EXERCISE
Identify the lines that contain the string "with" and copy all of them.

##### INPUT RECORDS

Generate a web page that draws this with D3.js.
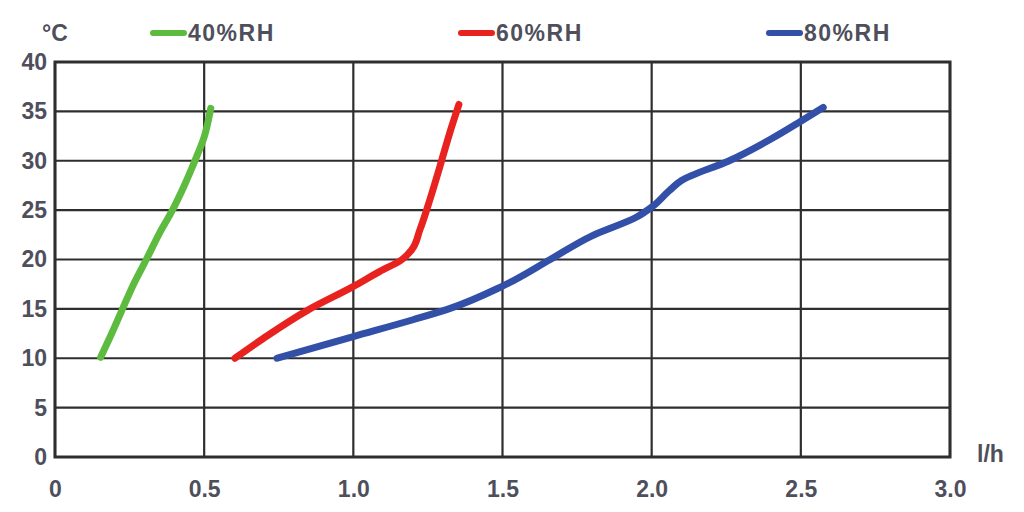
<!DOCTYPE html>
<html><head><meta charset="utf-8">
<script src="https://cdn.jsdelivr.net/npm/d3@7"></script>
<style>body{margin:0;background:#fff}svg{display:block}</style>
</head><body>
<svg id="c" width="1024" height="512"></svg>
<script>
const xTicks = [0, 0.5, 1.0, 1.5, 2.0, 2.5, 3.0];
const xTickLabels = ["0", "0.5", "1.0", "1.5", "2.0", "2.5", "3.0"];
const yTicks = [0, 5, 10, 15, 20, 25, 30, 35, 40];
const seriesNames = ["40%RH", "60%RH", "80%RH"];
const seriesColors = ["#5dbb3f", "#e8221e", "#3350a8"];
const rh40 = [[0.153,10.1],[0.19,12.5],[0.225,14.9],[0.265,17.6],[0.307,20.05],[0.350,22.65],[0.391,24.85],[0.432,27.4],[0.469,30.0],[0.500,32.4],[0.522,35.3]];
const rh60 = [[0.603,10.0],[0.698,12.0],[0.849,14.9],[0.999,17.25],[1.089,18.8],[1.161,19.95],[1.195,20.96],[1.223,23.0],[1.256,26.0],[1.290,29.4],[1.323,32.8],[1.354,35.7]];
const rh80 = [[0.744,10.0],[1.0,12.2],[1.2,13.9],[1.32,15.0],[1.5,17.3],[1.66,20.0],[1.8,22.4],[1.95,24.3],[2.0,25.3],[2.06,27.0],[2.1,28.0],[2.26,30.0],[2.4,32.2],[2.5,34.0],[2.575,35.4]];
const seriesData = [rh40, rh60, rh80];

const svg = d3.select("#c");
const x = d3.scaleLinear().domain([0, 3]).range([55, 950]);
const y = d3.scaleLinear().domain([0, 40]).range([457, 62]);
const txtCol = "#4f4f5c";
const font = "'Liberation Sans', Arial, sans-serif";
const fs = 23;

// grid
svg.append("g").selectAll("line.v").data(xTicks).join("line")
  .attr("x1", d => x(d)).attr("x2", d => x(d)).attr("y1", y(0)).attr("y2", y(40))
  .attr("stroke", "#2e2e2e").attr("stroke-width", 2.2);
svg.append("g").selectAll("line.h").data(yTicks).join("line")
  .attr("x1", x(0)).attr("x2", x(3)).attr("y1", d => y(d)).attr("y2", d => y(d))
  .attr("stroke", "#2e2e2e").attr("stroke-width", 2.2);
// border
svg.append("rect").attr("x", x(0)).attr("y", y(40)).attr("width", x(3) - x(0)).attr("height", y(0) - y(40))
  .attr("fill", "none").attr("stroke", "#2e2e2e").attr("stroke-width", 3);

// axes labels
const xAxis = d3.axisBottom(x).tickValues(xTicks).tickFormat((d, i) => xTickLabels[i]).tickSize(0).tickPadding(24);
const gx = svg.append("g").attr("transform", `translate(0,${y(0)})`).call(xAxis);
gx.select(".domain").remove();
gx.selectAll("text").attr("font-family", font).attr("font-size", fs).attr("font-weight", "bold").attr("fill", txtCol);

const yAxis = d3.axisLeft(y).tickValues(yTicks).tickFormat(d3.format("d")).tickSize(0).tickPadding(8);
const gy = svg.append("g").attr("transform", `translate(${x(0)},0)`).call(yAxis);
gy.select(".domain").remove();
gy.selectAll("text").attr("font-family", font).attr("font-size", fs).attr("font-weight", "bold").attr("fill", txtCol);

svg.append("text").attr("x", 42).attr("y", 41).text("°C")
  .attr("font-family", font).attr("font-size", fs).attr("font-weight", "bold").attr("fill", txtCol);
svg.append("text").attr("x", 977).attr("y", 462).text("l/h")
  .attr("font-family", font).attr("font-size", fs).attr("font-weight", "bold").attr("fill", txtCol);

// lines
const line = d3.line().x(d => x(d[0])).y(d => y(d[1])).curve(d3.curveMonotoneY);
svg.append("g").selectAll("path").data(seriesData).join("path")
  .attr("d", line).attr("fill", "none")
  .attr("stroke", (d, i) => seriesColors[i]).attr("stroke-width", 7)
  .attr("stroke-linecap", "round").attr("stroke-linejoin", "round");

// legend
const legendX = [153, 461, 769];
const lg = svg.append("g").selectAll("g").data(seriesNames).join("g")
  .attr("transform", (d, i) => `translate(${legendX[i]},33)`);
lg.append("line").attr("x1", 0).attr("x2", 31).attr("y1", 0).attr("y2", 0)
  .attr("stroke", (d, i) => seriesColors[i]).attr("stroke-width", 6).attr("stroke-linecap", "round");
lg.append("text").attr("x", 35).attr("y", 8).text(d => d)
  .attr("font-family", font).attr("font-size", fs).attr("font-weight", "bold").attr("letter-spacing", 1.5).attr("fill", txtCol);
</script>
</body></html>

##########
##### INPUT RECORDS

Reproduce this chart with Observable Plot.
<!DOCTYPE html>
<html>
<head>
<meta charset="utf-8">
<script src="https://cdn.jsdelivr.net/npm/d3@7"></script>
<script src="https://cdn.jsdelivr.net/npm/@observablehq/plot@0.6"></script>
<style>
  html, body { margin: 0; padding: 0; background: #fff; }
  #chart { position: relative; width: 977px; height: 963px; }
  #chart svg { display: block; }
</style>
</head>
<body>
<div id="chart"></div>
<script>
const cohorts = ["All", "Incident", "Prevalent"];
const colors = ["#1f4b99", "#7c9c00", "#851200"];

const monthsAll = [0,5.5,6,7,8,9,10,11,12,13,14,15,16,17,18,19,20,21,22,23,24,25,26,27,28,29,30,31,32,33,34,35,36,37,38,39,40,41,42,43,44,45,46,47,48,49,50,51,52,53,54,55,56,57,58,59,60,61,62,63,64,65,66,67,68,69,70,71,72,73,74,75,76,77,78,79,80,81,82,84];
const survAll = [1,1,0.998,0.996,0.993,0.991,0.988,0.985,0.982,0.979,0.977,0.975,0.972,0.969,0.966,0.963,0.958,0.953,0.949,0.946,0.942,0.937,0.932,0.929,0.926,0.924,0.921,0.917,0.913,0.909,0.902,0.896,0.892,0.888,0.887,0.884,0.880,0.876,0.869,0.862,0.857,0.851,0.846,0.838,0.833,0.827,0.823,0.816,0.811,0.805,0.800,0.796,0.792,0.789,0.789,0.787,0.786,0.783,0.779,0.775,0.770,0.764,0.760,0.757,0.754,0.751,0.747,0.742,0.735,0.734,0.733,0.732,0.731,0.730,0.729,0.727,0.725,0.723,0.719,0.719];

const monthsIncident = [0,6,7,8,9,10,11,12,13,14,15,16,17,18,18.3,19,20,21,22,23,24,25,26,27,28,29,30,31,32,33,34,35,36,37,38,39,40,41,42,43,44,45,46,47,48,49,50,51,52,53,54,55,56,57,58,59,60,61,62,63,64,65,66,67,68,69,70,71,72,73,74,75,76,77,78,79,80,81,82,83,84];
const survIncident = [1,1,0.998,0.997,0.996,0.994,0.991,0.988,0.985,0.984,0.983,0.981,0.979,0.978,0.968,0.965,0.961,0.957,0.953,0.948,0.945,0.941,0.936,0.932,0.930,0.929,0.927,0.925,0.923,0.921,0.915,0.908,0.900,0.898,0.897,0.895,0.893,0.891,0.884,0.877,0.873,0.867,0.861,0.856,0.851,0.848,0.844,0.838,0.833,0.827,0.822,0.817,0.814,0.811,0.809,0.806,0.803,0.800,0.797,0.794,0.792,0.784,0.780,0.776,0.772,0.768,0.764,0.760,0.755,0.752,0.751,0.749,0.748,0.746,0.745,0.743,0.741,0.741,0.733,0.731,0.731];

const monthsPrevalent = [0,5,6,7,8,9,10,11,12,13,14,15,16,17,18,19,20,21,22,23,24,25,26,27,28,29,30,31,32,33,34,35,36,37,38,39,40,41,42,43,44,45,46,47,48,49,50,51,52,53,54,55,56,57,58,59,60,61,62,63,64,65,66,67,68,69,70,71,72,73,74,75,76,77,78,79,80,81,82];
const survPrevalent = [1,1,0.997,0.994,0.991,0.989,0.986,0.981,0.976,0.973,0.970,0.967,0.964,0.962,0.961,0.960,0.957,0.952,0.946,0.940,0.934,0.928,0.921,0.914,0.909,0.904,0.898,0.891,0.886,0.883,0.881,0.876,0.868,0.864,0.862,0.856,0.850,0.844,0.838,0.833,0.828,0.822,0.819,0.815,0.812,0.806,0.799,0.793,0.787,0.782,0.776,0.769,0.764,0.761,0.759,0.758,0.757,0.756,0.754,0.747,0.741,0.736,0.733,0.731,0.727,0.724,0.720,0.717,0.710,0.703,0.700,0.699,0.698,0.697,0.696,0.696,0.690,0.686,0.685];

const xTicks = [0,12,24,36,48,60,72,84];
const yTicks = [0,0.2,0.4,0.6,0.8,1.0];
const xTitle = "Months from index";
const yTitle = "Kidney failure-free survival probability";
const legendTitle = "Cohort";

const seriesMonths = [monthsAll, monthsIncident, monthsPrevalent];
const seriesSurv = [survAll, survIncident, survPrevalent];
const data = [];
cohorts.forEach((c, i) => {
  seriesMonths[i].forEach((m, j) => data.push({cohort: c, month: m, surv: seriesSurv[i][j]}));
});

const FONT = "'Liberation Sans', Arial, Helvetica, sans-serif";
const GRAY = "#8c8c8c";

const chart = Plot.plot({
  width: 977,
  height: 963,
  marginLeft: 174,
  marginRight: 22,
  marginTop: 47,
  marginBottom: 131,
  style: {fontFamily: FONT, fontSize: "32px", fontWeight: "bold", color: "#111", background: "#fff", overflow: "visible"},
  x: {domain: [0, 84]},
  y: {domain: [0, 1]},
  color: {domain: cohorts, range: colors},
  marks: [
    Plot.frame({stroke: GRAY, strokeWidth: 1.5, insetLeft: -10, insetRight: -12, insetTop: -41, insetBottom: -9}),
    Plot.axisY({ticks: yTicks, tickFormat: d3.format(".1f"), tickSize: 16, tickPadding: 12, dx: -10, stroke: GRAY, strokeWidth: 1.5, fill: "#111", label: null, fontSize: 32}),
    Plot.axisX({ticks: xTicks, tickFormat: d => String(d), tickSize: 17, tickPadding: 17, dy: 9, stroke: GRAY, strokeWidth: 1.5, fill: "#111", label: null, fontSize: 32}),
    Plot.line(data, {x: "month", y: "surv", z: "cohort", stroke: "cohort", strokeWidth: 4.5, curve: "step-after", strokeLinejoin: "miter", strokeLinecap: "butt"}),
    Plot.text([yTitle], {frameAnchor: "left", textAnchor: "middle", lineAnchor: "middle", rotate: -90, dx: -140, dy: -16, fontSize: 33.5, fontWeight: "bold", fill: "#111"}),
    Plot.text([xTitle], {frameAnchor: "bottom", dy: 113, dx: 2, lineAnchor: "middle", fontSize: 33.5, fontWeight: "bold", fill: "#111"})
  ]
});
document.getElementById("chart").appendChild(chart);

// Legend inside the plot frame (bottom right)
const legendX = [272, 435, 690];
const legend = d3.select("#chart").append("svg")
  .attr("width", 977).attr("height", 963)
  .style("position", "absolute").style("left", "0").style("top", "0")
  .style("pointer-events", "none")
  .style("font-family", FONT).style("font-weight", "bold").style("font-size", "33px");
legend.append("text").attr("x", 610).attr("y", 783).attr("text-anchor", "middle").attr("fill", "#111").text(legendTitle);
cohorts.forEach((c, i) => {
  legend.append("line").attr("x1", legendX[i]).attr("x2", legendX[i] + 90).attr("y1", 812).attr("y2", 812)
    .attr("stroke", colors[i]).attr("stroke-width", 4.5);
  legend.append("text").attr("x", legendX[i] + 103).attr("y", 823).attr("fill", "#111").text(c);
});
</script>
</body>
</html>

##########

FULL SOLUTION
Generate a web page that draws this with D3.js.
Reproduce this chart with Observable Plot.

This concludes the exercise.